TUESDAY 14 JANUARY 2025 18.30-20.00 GMT (ZOOM)
Ireland and India
Jane Ohlmeyer
This lecture examines four interconnected themes. First, how Ireland, England’s oldest colony, formed an integral part of the English imperial system. Second, how the Irish operated as agents of empire, playing active roles in European expansion, joining colonial settlements, serving as soldiers and clergymen and forging networks as traders. Third, how Ireland served as laboratory both for imperial rule and resistance to imperial rule, with common processes and practices, relating to law, land and anglicisation, characterising the implementation of English imperial authority in both Ireland and India. Finally, Jane Ohlmeyer examines the impact that India had on people living in early modern Ireland and how empire is remembered, represented and misrepresented.
Jane Ohlmeyer is Erasmus Smith’s Professor of Modern History at Trinity College Dublin. She is the author of Making Empire: Ireland, Imperialism, and the Early Modern World (2023), based on her 2021 James Ford Lectures, Oxford University, and editor of The Cambridge History of Ireland, vol. 2.
MONDAY 24 FEBRUARY 2025 18.30-20.00 GMT (ZOOM)
The Rise and Fall of the City of Lucknow
Rosie Llewellyn-Jones
Lucknow enjoyed a short but spectacular rise after the Nawabs of Avadh made it their capital. Celebrated as a city of palaces, shrines and extraordinary European-inspired architecture, the arts of dance, music, drama, poetry, painting and silverware flourished under its immensely wealthy rulers. This cultural splendour ended when the East India Company annexed Avadh and the Indian Mutiny erupted. The city was occupied by rebel sepoys and Lucknow became famed throughout the Empire for the defence of the British Residency by its garrison of soldiers and civilians, its reliefs by Havelock and Outram and its eventual fall to the British, which reduced sectors of the city to rubble.

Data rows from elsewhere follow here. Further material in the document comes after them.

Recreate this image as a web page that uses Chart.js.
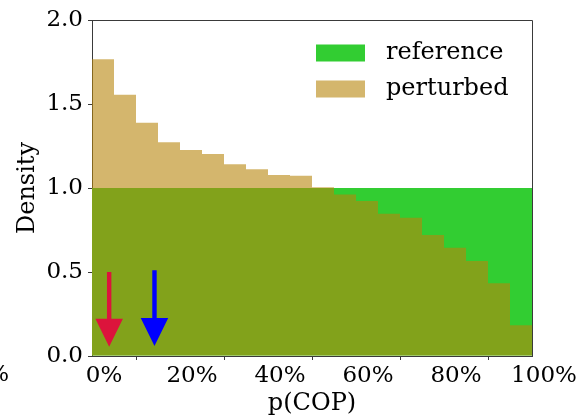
<!DOCTYPE html>
<html><head><meta charset="utf-8">
<script src="https://cdn.jsdelivr.net/npm/chart.js@4/dist/chart.umd.min.js"></script>
<style>html,body{margin:0;padding:0;background:#fff}#wrap{width:586px;height:416px;position:relative}canvas{display:block}</style>
</head><body><div id="wrap"><canvas id="c" width="586" height="416" style="width:586px;height:416px"></canvas></div>
<script>
// ---- data ----
const binStarts = [0,5,10,15,20,25,30,35,40,45,50,55,60,65,70,75,80,85,90,95];
const binWidth = 5;
const referenceDensity = [1,1,1,1,1,1,1,1,1,1,1,1,1,1,1,1,1,1,1,1];
const perturbedDensity = [1.766,1.555,1.389,1.272,1.226,1.202,1.141,1.111,1.077,1.073,1.005,0.962,0.923,0.847,0.823,0.720,0.645,0.565,0.433,0.183];
const seriesLabels = ['reference','perturbed'];
const xTickValues = [0,20,40,60,80,100];
const yTickValues = [0,0.5,1,1.5,2];
const arrowX = [3.9, 14.2];
const arrowFrom = [0.50, 0.51];
const arrowTo = [0.055, 0.06];
const arrowColors = ['#DC143C','#0000FF'];

const FONT = "'DejaVu Serif', serif";
const refColor = 'rgb(50,205,50)';
const pertColor = 'rgba(184,134,11,0.6)';
const axisColor = '#3a3a3a';

function toPoints(vals){ return binStarts.map((s,i)=>({x:s+binWidth/2, y:vals[i]})); }

const extras = {
  id:'extras',
  afterDatasetsDraw(chart){
    const ctx = chart.ctx, xs = chart.scales.x, ys = chart.scales.y;
    ctx.save();
    for (let i=0;i<arrowX.length;i++){
      const x = xs.getPixelForValue(arrowX[i]);
      const y0 = ys.getPixelForValue(arrowFrom[i]);
      const y1 = ys.getPixelForValue(arrowTo[i]);
      const headLen = 28, headW = 27.5, shaftW = 4.4;
      ctx.fillStyle = arrowColors[i];
      ctx.beginPath();
      ctx.moveTo(x-shaftW/2, y0);
      ctx.lineTo(x+shaftW/2, y0);
      ctx.lineTo(x+shaftW/2, y1-headLen);
      ctx.lineTo(x+headW/2, y1-headLen);
      ctx.lineTo(x, y1);
      ctx.lineTo(x-headW/2, y1-headLen);
      ctx.lineTo(x-shaftW/2, y1-headLen);
      ctx.closePath();
      ctx.fill();
    }
    ctx.restore();
  },
  afterDraw(chart){
    const ctx = chart.ctx, a = chart.chartArea;
    ctx.save();
    // top and right spines
    ctx.strokeStyle = axisColor; ctx.lineWidth = 1;
    ctx.beginPath();
    ctx.moveTo(a.left, Math.round(a.top)+0.5);
    ctx.lineTo(Math.round(a.right)+0.5, Math.round(a.top)+0.5);
    ctx.lineTo(Math.round(a.right)+0.5, a.bottom);
    ctx.stroke();
    // legend
    const ds = chart.data.datasets;
    const sx = a.right - 216, tx = a.right - 146;
    ds.forEach((d,i)=>{
      const cy = a.top + 33 + i*36;
      ctx.fillStyle = d.backgroundColor;
      ctx.fillRect(sx, cy-8.5, 49, 17);
      ctx.fillStyle = '#000';
      ctx.font = "24px " + FONT;
      ctx.textAlign = 'left'; ctx.textBaseline = 'middle';
      ctx.fillText(d.label, tx, cy);
    });
    // clipped percent sign at left edge
    ctx.fillStyle = '#000';
    ctx.font = "23px " + FONT;
    ctx.textAlign = 'right'; ctx.textBaseline = 'middle';
    ctx.fillText('%', 9, chart.scales.x.top + 19);
    ctx.restore();
  }
};

new Chart(document.getElementById('c'), {
  type:'bar',
  data:{
    datasets:[
      {label:seriesLabels[0], data:toPoints(referenceDensity), backgroundColor:refColor, order:1,
       barPercentage:1, categoryPercentage:1, borderWidth:0, inflateAmount:0, grouped:false},
      {label:seriesLabels[1], data:toPoints(perturbedDensity), backgroundColor:pertColor, order:0,
       barPercentage:1, categoryPercentage:1, borderWidth:0, inflateAmount:0, grouped:false}
    ]
  },
  options:{
    responsive:false, maintainAspectRatio:false, animation:false,
    devicePixelRatio:1,
    layout:{padding:{top:20,right:54,left:0,bottom:0}},
    plugins:{legend:{display:false}, tooltip:{enabled:false}},
    scales:{
      x:{
        type:'linear', min:0, max:100, offset:false,
        afterBuildTicks(s){ s.ticks = xTickValues.map(v=>({value:v})); },
        afterFit(s){ s.height = 60; },
        ticks:{ callback:v=>v+'%', color:'#000', font:{family:FONT,size:23}, padding:2, labelOffset:12, maxRotation:0, autoSkip:false },
        grid:{ drawOnChartArea:false, drawTicks:true, tickLength:4, color:axisColor },
        border:{ display:true, color:axisColor, width:1 },
        title:{ display:true, text:'p(COP)', color:'#000', font:{family:FONT,size:24,lineHeight:1}, padding:{top:0,bottom:0} }
      },
      y:{
        type:'linear', min:0, max:2,
        afterBuildTicks(s){ s.ticks = yTickValues.map(v=>({value:v})); },
        afterFit(s){ s.width = 92; },
        ticks:{ callback:v=>v.toFixed(1), color:'#000', font:{family:FONT,size:23}, padding:5 },
        grid:{ drawOnChartArea:false, drawTicks:true, tickLength:4, color:axisColor },
        border:{ display:true, color:axisColor, width:1 },
        title:{ display:true, text:'Density', color:'#000', font:{family:FONT,size:24,lineHeight:1}, padding:{top:16,bottom:0} }
      }
    }
  },
  plugins:[extras]
});
</script>
</body></html>
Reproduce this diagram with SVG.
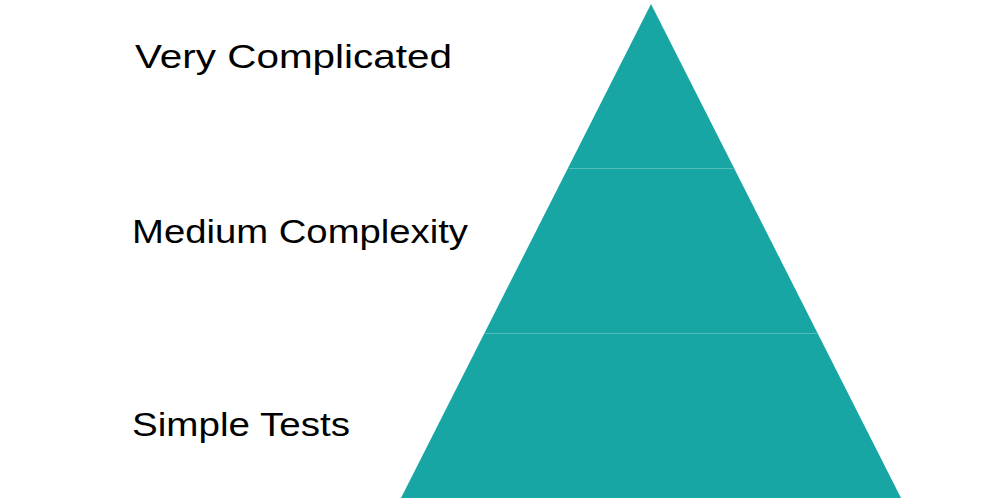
<svg xmlns="http://www.w3.org/2000/svg" width="1000" height="500" viewBox="0 0 1000 500">
<style>
.lbl{font-family:"Liberation Sans",Arial,Helvetica,sans-serif;font-size:34px;fill:#000}
.tier{fill:#18A6A4}
.sep{stroke:#52BDBB;stroke-width:1}
</style>
<rect width="1000" height="500" fill="#fff"/>
<g id="tier-top"><polygon class="tier" points="651,4 734,168 568,168"/></g>
<g id="tier-middle"><polygon class="tier" points="568,168 734,168 817.5,333 484.5,333"/></g>
<g id="tier-bottom"><polygon class="tier" points="484.5,333 817.5,333 901,498 401,498"/></g>
<g id="separators">
<line class="sep" x1="569" y1="168.5" x2="733" y2="168.5"/>
<line class="sep" x1="485" y1="333.5" x2="817" y2="333.5"/>
</g>
<g id="labels">
<text class="lbl" x="135" y="68" textLength="317" lengthAdjust="spacingAndGlyphs">Very Complicated</text>
<text class="lbl" x="132" y="243" textLength="336" lengthAdjust="spacingAndGlyphs">Medium Complexity</text>
<text class="lbl" x="132" y="436" textLength="218" lengthAdjust="spacingAndGlyphs">Simple Tests</text>
</g>
</svg>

Rosie Llewellyn-Jones MBE is a renowned historian of colonial India. Her many books include Lucknow 1857 (2022); The Last King in India: Wajid Ali Shah; The Uprising of 1857; A Fatal Friendship: The Nawabs, the British and the City of Lucknow; and, most recently, Empire Building: The Construction of British India, 1690-1860.

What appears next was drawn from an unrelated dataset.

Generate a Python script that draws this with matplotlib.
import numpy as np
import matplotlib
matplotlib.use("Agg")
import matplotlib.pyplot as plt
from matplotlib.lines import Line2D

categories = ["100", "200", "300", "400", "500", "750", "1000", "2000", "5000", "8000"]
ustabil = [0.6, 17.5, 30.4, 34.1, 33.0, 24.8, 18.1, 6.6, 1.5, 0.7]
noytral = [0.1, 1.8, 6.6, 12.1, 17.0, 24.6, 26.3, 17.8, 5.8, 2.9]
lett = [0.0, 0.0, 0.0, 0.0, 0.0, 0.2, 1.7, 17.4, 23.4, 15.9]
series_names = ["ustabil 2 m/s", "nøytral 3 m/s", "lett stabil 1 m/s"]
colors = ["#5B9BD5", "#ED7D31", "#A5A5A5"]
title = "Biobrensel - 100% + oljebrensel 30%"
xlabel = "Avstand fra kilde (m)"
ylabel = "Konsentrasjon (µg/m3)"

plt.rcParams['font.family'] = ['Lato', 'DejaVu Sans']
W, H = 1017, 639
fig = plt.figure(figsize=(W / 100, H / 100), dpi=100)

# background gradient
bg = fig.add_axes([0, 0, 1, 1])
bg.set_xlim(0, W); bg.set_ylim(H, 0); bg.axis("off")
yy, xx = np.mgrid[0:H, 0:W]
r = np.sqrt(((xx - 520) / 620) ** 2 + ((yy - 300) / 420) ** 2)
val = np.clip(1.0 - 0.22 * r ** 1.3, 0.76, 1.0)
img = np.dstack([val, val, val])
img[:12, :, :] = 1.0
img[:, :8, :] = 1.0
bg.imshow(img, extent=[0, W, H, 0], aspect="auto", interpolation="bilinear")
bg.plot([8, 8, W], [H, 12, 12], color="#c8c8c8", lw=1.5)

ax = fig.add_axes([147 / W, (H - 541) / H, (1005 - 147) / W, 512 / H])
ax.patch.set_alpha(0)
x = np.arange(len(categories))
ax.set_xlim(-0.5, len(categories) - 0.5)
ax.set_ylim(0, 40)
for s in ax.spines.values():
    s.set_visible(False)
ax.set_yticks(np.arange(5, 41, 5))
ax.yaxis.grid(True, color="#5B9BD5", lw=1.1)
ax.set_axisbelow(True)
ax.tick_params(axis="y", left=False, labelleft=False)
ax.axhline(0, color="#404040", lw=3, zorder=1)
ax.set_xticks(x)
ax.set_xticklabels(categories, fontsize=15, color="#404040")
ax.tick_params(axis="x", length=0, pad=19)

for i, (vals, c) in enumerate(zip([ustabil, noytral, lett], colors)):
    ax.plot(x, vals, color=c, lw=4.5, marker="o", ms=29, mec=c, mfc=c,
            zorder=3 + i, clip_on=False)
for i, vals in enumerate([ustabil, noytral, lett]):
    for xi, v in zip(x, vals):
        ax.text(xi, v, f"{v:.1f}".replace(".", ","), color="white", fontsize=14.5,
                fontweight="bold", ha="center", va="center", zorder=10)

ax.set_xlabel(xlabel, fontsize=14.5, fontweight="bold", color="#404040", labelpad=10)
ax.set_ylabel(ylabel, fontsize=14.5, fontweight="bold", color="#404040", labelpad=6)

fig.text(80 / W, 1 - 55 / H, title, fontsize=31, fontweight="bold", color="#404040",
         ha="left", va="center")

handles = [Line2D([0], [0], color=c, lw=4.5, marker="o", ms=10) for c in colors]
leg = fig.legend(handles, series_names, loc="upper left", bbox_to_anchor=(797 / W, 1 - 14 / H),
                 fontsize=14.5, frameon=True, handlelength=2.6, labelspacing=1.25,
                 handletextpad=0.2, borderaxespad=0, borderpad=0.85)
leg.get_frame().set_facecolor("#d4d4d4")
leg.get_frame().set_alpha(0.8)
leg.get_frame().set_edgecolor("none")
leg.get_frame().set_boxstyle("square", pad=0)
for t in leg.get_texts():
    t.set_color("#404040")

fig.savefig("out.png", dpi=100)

TUESDAY 18 MARCH 2025 18.30-20.00 GMT (ZOOM)
Second Arakan 1943-44
Tim Moreman
The hard-fought Second Arakan campaign was a second attempt by Allied arms to advance in the coastal Arakan region in western Burma. It shattered the myth of Japanese invincibility that had crippled the Allied cause and offered the prospect of successful offensive operations. Tim Moreman examines the range of actions that made up Second Arakan, from XV Indian Corps’ push down the Burmese coast towards Akyab Island to the key events of the Japanese Ha-Go operation launched by Twenty-Eighth Army. These include the Battle of the Admin Box near Sinweyza, where the surrounded 7th Indian Division inflicted a serious defeat on the Japanese 55th Division; the reinforcement of Imphal and Kohima; and the seizure of Razabil, the Tunnels and Point 551 between March and May 1944
Tim Moreman is a freelance military historian who was formerly a Lecturer in War Studies at King’s College, London, and briefly Resident Historian at the Staff College at Camberley. His books on the Indian Army include Second Arakan 1943–44: Shattering the Myth of Japanese Invincibility (2025), Japanese Conquest of Burma 1942 and Chindit 1942-45.

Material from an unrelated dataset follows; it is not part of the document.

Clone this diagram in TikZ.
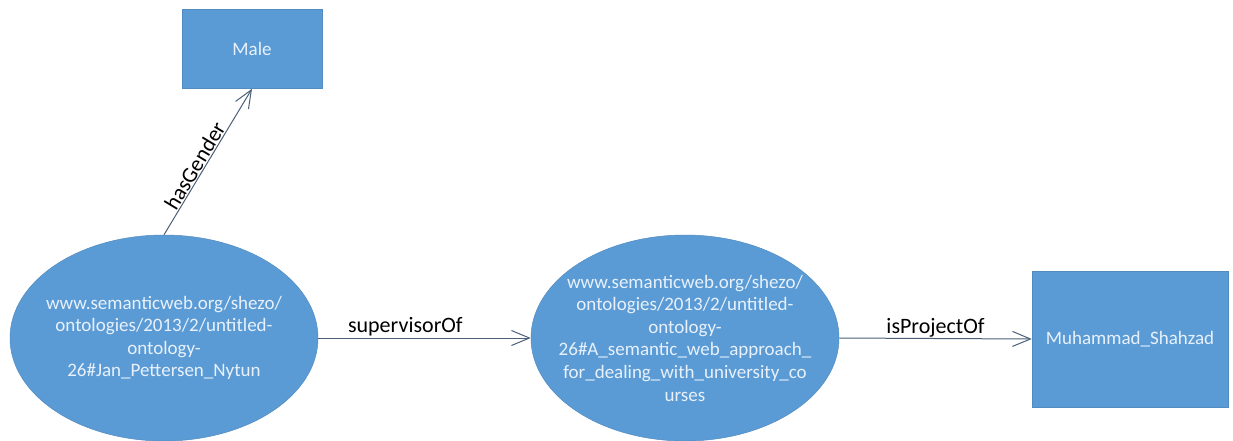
\documentclass[tikz,border=0pt]{standalone}
\usepackage{fontspec}
\setmainfont{Carlito}
\usetikzlibrary{shapes.geometric, arrows.meta}
\definecolor{nodeblue}{RGB}{91, 155, 213}
\definecolor{nodetext}{RGB}{232, 241, 251}
\definecolor{edgecol}{RGB}{75, 95, 120}

\begin{document}
\begin{tikzpicture}[x=1pt, y=-1pt,
		entity/.style={ellipse, fill=nodeblue, draw=nodeblue!90!black, line width=0.5pt,
			text=nodetext, align=center, font=\fontsize{19}{22.6}\selectfont,
			inner xsep=-20pt, inner ysep=0pt, minimum width=308, minimum height=206},
		literal/.style={rectangle, fill=nodeblue, draw=nodeblue!90!black, line width=0.5pt,
			text=nodetext, font=\fontsize{19}{22}\selectfont, inner sep=0pt},
		rel/.style={draw=edgecol, line width=1pt, -{Straight Barb[length=18pt, width=15pt, line width=1pt]}},
		rellabel/.style={font=\fontsize{22}{24}\selectfont, text=black, inner sep=1pt}]
			\useasboundingbox (0,0) rectangle (1233,440);

			% individuals
			\node[entity] (jan) at (164, 338)
				{www.semanticweb.org/shezo/\\ontologies/2013/2/untitled-\\ontology-\\26\#Jan\_Pettersen\_Nytun};
			\node[entity] (proj) at (685, 338)
				{www.semanticweb.org/shezo/\\ontologies/2013/2/untitled-\\ontology-\\26\#A\_semantic\_web\_approach\_\\for\_dealing\_with\_university\_co\\urses};

			% literals
			\node[literal, minimum width=140, minimum height=79] (male) at (252, 49) {Male};
			\node[literal, minimum width=196, minimum height=136] (student) at (1130, 339) {Muhammad\_Shahzad};

			% properties
			\draw[rel] (jan.north) -- (male.south)
				node[rellabel, pos=0.44, sloped, above] {hasGender};
			\draw[rel] (jan.east) -- (proj.west)
				node[rellabel, pos=0.41, above] {supervisorOf};
			\draw[rel] (proj.east) -- (student.west)
				node[rellabel, midway, above] {isProjectOf};

		\end{tikzpicture}
\end{document}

TUESDAY 15 APRIL 2025 18.30-20.00 BST (ZOOM)
Fighting Retreat: Churchill and India
Walter Reid
Winston Churchill was closely connected with India from 1896, when he landed in Bombay with his regiment, until independence in 1947. No other British statesman had such a long association with India―or interfered in its politics so consistently and harmfully. Churchill strove to sabotage any moves towards independence, crippling the Government of India Act over five years of dogged opposition in the 1930s. As Prime Minister Churchill frustrated the freedom struggle from behind the scenes, delaying independence by a decade. To this day he is ‘the’ imperialist villain for Indians, held personally responsible for the Bengal Famine. At the Colonial Office Churchill was outstandingly liberal, risking his career with his generosity to the Boers and the Irish, and later speeding up independence in the Middle East. Why was he so strangely hostile towards India?
Walter Reid was educated at the Universities of Oxford and Edinburgh. His books include Fighting Retreat: Churchill and India (2024); Neville Chamberlain: The Passionate Radical; Churchill 1940-1945: Under Friendly Fire; and several works on the First World War.